After all, companies do it all the time. But on a personal level, the nuclear option comes with serious consequences. Your credit record will be trashed for years, making it difficult or even impossible to qualify for mortgages, car loans or credit cards. So only look into it when you’ve exhausted all other options.
If you can address your budget shortfall by overhauling your monthly expenses, for instance, then that’s what you need to do. Get rid of that second car, refinance your mortgage at a lower rate, trim all non-critical spending, find a cheaper apartment if you’re renting, or sell your home and move to a smaller place until you’re back on your feet.
If even extreme measures won’t make a dent in your debt load, though, then it’s time to consider bankruptcy. It’s not as breezy a process as it was years ago, before new regulations kicked in. These days you’ll need to get credit counseling (out of your own pocket), and undergo means testing to make sure your income doesn’t surpass certain levels.

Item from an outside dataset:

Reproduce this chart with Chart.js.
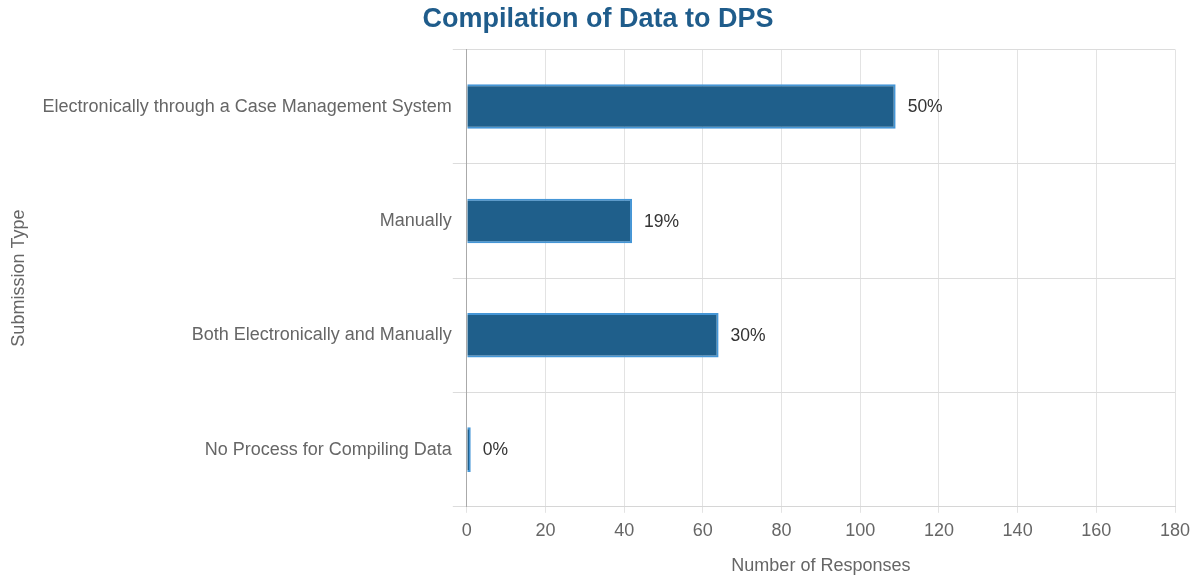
<!DOCTYPE html>
<html>
<head>
<meta charset="utf-8">
<script src="https://cdn.jsdelivr.net/npm/chart.js@4.4.0/dist/chart.umd.min.js"></script>
<style>
  html, body { margin: 0; padding: 0; background: #fff; }
  #wrap { width: 1193px; height: 577px; }
</style>
</head>
<body>
<div id="wrap"><canvas id="dps-chart"></canvas></div>
<script>
// data

const categories = [
    "Electronically through a Case Management System",
    "Manually",
    "Both Electronically and Manually",
    "No Process for Compiling Data"
];
const responses = [109, 42, 64, 1];
const percentLabels = ["50%", "19%", "30%", "0%"];
const xTicks = [0, 20, 40, 60, 80, 100, 120, 140, 160, 180];

const fontFamily = '"Liberation Sans", Arial, sans-serif';

// value labels at the end of each bar
const barLabels = {
    id: 'barLabels',
    afterDatasetsDraw(chart) {
        const ctx = chart.ctx;
        const meta = chart.getDatasetMeta(0);
        ctx.save();
        ctx.font = '17.5px ' + fontFamily;
        ctx.fillStyle = '#333';
        ctx.textBaseline = 'middle';
        ctx.textAlign = 'left';
        meta.data.forEach((bar, i) => {
            ctx.fillText(percentLabels[i], bar.x + 12, bar.y + 1);
        });
        ctx.restore();
    }
};

const dpsCanvas = document.getElementById("dps-chart");

let dpsChart = new Chart(dpsCanvas, {
    type: 'bar',
    data: {
        labels: categories,
        datasets: [{
            data: responses,
            backgroundColor: '#1f5f8b',
            borderColor: '#4596d6',
            borderWidth: 2,
            barPercentage: 0.39,
            categoryPercentage: 1
        }]
    },
    options: {
        indexAxis: 'y',
        responsive: true,
        maintainAspectRatio: false,
        animation: { duration: 0 },
        layout: {
            padding: { left: 8, right: 5, top: 0, bottom: 0 }
        },
        scales: {
            x: {
                min: 0,
                max: 180,
                afterBuildTicks: axis => {
                    axis.ticks = xTicks.map(v => ({ value: v }));
                },
                afterFit: axis => {
                    axis.paddingRight = 18;
                },
                grid: { color: '#e3e3e3', tickLength: 6 },
                border: { color: '#d6d6d6' },
                ticks: {
                    color: '#666',
                    padding: 7,
                    font: { family: fontFamily, size: 18 }
                },
                title: {
                    display: true,
                    text: 'Number of Responses',
                    color: '#666',
                    padding: { top: 7, bottom: 0 },
                    font: { family: fontFamily, size: 18 }
                }
            },
            y: {
                grid: { color: '#dcdcdc', tickLength: 14, offset: true },
                border: { color: '#aaa' },
                ticks: {
                    color: '#666',
                    padding: 1,
                    font: { family: fontFamily, size: 18 }
                },
                title: {
                    display: true,
                    text: 'Submission Type',
                    color: '#666',
                    padding: { top: 0, bottom: 12 },
                    font: { family: fontFamily, size: 18 }
                }
            }
        },
        plugins: {
            legend: { display: false },
            tooltip: { enabled: false },
            title: {
                display: true,
                text: 'Compilation of Data to DPS',
                color: '#1f5c8b',
                padding: { top: 3, bottom: 14 },
                font: { family: fontFamily, size: 27, weight: 'bold' }
            }
        }
    },
    plugins: [barLabels]
});
</script>
</body>
</html>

So-called Chapter 7 bankruptcy is the more extreme option, getting rid of most of your debts entirely (except those that can never be wiped away, like child, spousal support and some types of school debt). As a result creditors might come after everything you own, like your home or car, so it’s a better fit for those who have virtually no assets. Chapter 13 is a less-severe solution: those with a steady income can keep their home and car, but have to file a repayment plan with the courts, so debts get paid back eventually over three to five years.
A bankruptcy lawyer can help you navigate the process (find one at nacba.org/attorneyfinder), and a trustee will decide the case. A Chapter 7 filing will stay on your credit record for a decade, and Chapter 13 for about seven years. But if it’s delivering you from a financial situation that was destroying your family’s future, then filing for bankruptcy is at least worth a look.